Now, I have no clue what Sanders’ or Trump’s policies are and, in fact, I’m only peripherally aware of who Bernie Sanders is – so much so I keep wanting call him Saunders. I don’t know what they’ve promised to do for the country when they get elected. I’m not even sure who belongs to which party. I have, however, seen the slew of buzzfeed articles on how differently Obama (who, for all you troglodytes, is the reigning champ/president/whatever) and Trump deal with hecklers, or how they view women. I’ve also seen one video where Trump supporters are asked if they agreed with certain Trump quotes and when they agree they’re told the quotes were actually from Hitler. (My favourite reaction to this is the guy who says he doesn’t agree with Hitler and wouldn’t agree with the quotes if Hitler said them but would if Trump said them. Like, what??)

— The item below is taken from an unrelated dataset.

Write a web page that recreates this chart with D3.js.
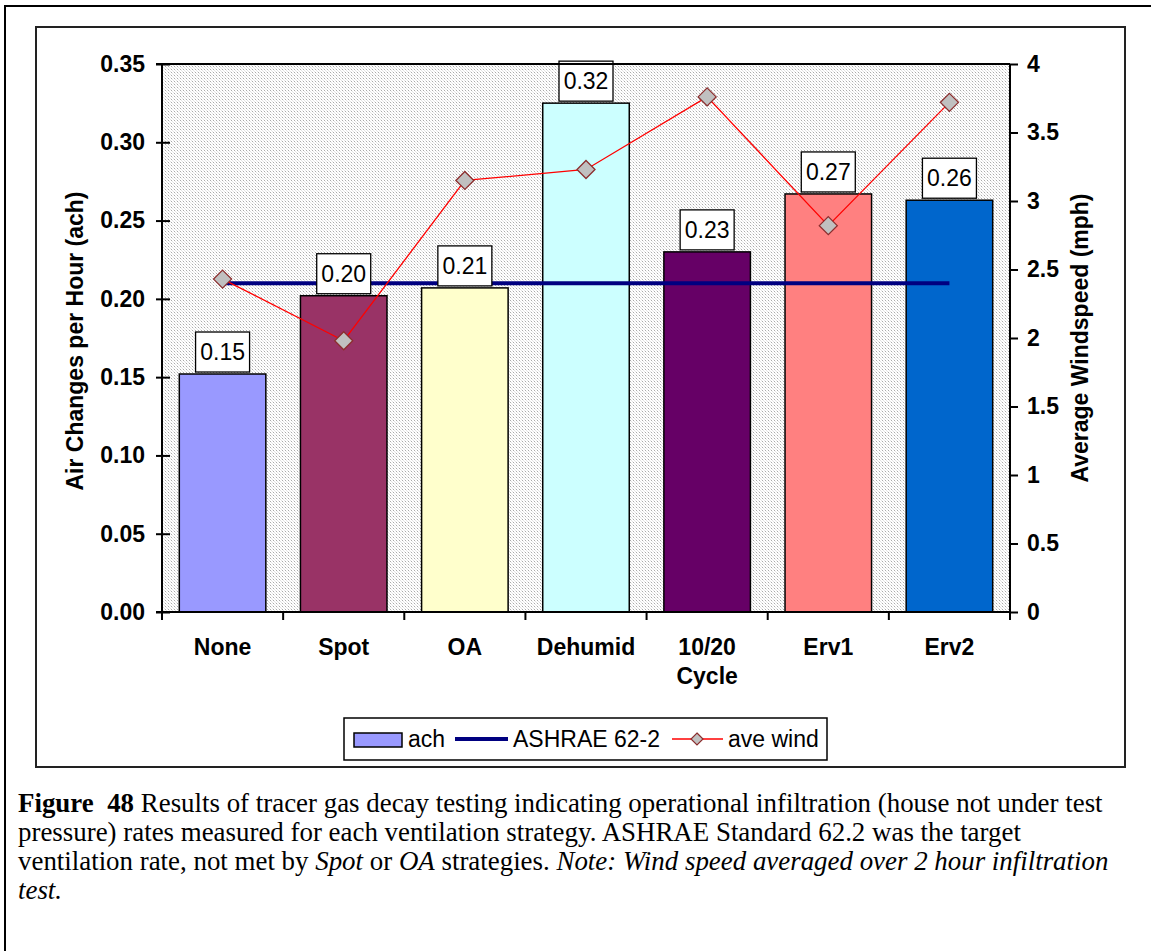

Despite this abundance of negative Trump clips I’m also aware that, if you look hard enough, you could probably find enough ambiguous video evidence to imply that Obama is really an elderly Chinese lady who lives in the antarctic and never leaves her home. Alright, so that’s an exaggeration but all I’m saying is that I’m mindful that you can find a specific bunch of quotes or clips to support any argument if you manipulate them correctly. Like, if you said “This is how Obama responded when we asked how he felt about puppies.” and then show a clip of him saying “We should bomb them all!”. Obviously, the average Joe would recognise that Obama’s answer was to a different question (I hope!) and someone had just spliced the clip together.
Basically, I take any articles like that with a huge pinch of reality. That said … the free hugs video absolutely terrified me. I might not understand all the ins and outs of America’s political system or who’s who in the race for the presidency or any of that stuff, but I think the caliber or character of a person can be most easily identified by the character/attitude/behaviour of those who support them. And this, for me, is when it all got a little scary.
If you haven’t watched the video yet, go watch it now and come back to me.
Back? Watched it? Excellent.
So, the video. If you were to watch it without knowing which group of supporters was attributed to whom – which candidate would you vote for based on the attitude of those at their rally?
Supporters of Candidate ‘A’. When offered a hug by a stranger their supporters tell him to get lost if he doesn’t share the same ideals as them. Threaten him with violence if he doesn’t share the same ideals as them. Place an arm around him and chant that they’re better than him because of their skin colour.
Supporters of Candidate ‘B’. When offered a hug by a stranger their supporters greet him with smiles and an open-armed welcome. Have people run up to him to get their free hug – a good percentage of whom are men (just sayin’). Isn’t even turned away by an on duty policeman in uniform.
Which group of people would you want to live next door to? Imagine if you needed a cup of sugar – Candidate ‘A’s supporters would likely call the police and have you arrested for trespassing. Candidate ‘B’s supporters would likely invite you in for cake. (This reminds me of Eddie Izzard's 'Cake or Death' sketch.)
I don’t live in America so maybe my opinion doesn’t count, but I do live in the same world. And I don’t want to live in a world where one of the most privileged countries is governed by a man who’s supporters not only turn down free hugs but think it's acceptable to verbally attack the person offering them. A world where a kindness is responded to with anger. A world where people think that responding to positivity with extreme negativity is an acceptable way to behave. Let’s hope the majority of American’s feel that way too … ‘cause I just can’t trust a man with a comb-over.